Code that draws figures
## Start
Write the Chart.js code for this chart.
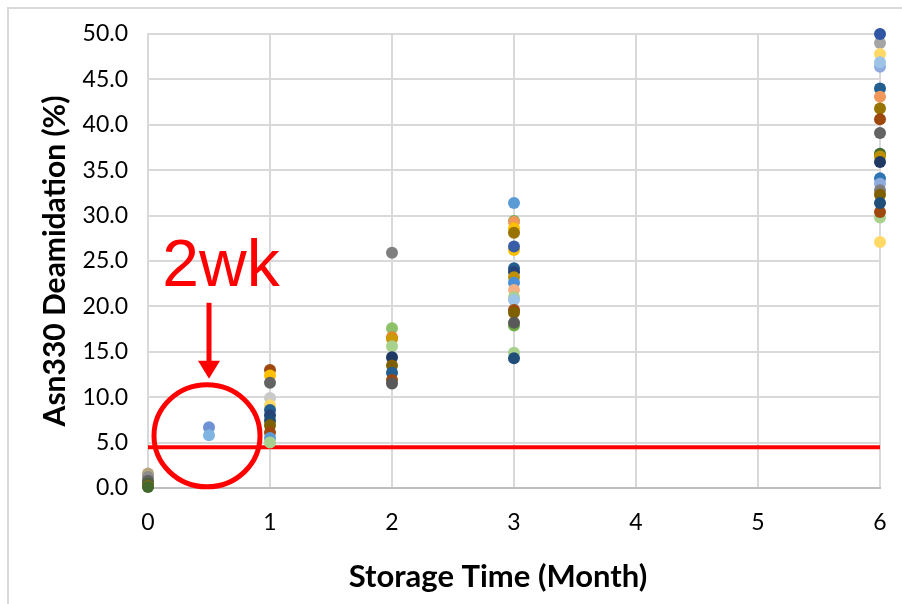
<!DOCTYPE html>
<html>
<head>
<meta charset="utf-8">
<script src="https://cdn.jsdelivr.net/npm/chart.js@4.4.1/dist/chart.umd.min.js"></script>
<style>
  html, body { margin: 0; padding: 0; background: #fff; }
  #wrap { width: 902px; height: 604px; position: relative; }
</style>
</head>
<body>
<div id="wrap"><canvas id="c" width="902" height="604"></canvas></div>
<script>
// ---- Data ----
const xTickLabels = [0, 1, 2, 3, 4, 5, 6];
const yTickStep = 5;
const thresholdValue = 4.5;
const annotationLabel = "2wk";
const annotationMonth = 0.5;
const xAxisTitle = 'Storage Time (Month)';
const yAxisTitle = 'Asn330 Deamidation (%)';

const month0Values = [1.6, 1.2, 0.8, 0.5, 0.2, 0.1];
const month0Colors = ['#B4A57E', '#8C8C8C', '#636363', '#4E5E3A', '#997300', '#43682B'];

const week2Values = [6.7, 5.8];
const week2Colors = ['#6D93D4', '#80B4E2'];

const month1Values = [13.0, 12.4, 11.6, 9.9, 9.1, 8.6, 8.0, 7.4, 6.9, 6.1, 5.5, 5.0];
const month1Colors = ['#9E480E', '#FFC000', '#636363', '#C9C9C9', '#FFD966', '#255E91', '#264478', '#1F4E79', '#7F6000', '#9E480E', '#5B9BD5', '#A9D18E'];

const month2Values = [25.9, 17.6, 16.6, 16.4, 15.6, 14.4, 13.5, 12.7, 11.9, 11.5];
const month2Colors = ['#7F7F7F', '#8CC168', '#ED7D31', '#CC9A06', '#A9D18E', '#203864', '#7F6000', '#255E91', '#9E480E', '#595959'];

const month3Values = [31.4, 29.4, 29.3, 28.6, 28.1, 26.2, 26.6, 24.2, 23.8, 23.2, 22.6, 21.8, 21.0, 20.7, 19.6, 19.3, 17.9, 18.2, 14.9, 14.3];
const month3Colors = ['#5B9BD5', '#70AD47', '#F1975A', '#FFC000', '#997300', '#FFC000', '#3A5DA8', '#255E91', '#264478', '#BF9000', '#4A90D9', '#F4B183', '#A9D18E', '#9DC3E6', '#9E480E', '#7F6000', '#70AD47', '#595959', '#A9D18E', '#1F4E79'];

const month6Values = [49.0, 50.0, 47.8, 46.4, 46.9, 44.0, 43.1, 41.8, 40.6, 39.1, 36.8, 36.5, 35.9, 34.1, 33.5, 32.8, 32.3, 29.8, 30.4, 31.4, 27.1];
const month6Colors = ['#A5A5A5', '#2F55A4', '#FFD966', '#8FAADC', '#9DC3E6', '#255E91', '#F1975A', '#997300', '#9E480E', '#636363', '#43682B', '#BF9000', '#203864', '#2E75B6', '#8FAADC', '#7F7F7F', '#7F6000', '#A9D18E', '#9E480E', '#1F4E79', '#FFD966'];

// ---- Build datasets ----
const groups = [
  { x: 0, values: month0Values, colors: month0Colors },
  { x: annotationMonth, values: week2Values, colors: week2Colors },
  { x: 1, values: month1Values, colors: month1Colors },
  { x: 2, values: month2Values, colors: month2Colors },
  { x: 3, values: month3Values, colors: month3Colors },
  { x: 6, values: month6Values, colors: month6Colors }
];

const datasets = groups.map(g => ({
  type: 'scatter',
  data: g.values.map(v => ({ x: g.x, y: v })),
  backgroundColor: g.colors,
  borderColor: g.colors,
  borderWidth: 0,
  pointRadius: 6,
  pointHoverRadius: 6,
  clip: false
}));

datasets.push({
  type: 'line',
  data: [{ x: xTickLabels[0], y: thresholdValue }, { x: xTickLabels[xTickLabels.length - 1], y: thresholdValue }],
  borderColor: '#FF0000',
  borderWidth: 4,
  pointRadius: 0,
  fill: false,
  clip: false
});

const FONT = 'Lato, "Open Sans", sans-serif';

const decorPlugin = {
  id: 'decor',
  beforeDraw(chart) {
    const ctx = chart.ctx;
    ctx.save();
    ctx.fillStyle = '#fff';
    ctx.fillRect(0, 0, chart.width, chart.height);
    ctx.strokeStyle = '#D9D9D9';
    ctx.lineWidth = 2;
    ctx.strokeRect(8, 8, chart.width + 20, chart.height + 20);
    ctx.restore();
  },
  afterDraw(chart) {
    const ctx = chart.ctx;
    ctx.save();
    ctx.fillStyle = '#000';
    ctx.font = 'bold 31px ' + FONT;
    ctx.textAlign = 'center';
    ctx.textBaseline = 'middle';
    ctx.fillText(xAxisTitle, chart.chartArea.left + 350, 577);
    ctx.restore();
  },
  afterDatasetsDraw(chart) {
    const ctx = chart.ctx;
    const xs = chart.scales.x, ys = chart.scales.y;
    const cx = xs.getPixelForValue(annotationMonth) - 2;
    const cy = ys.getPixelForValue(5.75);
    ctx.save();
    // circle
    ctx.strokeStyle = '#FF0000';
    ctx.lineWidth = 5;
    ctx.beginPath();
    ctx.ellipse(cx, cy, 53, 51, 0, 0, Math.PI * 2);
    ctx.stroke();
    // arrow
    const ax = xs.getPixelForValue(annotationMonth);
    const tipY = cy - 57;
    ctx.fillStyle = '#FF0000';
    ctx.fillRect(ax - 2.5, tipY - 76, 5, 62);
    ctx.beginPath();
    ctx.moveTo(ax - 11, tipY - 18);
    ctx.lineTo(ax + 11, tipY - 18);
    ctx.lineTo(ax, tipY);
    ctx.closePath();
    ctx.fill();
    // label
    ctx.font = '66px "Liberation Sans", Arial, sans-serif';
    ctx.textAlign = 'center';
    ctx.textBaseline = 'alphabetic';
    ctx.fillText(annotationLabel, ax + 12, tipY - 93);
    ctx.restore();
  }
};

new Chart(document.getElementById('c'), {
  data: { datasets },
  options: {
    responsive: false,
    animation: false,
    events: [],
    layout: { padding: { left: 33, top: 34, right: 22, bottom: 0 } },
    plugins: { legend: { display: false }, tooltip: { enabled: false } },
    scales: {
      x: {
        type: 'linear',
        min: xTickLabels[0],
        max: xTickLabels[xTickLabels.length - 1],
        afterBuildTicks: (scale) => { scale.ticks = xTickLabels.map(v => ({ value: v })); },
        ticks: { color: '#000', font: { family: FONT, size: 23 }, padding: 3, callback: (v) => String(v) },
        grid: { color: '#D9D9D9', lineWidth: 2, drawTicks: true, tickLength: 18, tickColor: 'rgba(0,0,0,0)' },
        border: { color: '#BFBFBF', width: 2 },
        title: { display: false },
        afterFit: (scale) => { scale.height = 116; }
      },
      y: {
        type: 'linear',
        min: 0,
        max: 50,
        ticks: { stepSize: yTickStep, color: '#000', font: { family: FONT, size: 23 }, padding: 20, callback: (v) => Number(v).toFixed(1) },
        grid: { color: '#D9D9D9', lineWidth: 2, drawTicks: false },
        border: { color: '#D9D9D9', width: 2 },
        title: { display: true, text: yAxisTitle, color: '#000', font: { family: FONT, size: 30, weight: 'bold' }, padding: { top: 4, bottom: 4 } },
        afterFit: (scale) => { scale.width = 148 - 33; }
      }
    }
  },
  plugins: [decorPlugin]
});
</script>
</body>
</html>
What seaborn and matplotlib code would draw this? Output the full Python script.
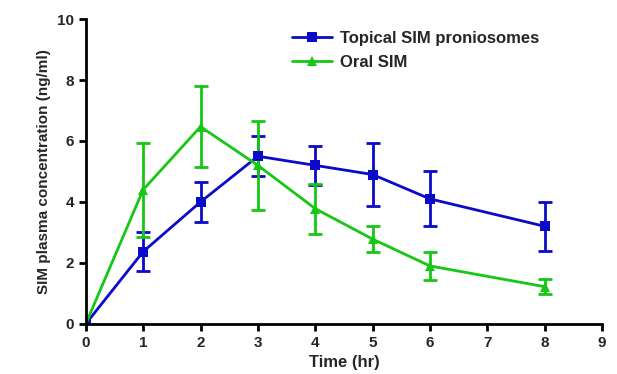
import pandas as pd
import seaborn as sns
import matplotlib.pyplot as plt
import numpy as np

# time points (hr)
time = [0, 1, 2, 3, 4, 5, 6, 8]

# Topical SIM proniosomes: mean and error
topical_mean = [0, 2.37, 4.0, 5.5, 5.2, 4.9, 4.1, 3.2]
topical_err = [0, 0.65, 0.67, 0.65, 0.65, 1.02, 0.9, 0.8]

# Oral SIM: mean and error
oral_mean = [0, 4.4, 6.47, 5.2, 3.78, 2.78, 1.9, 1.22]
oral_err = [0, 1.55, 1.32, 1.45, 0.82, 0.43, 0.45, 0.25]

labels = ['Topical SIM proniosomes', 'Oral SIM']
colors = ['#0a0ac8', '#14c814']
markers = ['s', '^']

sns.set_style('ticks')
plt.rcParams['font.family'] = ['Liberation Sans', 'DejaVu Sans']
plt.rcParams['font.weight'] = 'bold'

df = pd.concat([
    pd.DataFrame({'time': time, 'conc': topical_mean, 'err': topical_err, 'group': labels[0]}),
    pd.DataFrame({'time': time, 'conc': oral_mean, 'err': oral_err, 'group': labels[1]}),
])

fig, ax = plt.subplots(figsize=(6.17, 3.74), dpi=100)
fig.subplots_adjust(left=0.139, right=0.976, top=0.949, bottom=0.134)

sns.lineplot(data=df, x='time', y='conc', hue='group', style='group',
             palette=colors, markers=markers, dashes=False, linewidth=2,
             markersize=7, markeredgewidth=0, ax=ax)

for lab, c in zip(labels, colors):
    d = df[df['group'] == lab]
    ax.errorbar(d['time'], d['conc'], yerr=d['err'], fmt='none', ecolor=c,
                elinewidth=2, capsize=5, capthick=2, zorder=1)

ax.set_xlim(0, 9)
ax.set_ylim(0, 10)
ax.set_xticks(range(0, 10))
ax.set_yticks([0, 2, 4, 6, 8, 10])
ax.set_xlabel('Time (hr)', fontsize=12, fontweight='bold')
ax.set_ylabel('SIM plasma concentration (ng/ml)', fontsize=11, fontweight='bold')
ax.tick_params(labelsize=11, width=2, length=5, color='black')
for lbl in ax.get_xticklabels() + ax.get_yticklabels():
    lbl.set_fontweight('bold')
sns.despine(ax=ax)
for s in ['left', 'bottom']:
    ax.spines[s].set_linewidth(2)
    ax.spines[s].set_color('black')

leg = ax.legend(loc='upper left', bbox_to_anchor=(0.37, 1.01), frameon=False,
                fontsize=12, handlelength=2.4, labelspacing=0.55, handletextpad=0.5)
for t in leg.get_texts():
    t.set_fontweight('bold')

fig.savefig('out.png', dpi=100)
## End
Exercise
Pick out all the lines with the word "script" in them and copy them.

Problem solution
<script src="https://cdn.jsdelivr.net/npm/chart.js@4.4.1/dist/chart.umd.min.js"></script>
<script>
</script>
What seaborn and matplotlib code would draw this? Output the full Python script.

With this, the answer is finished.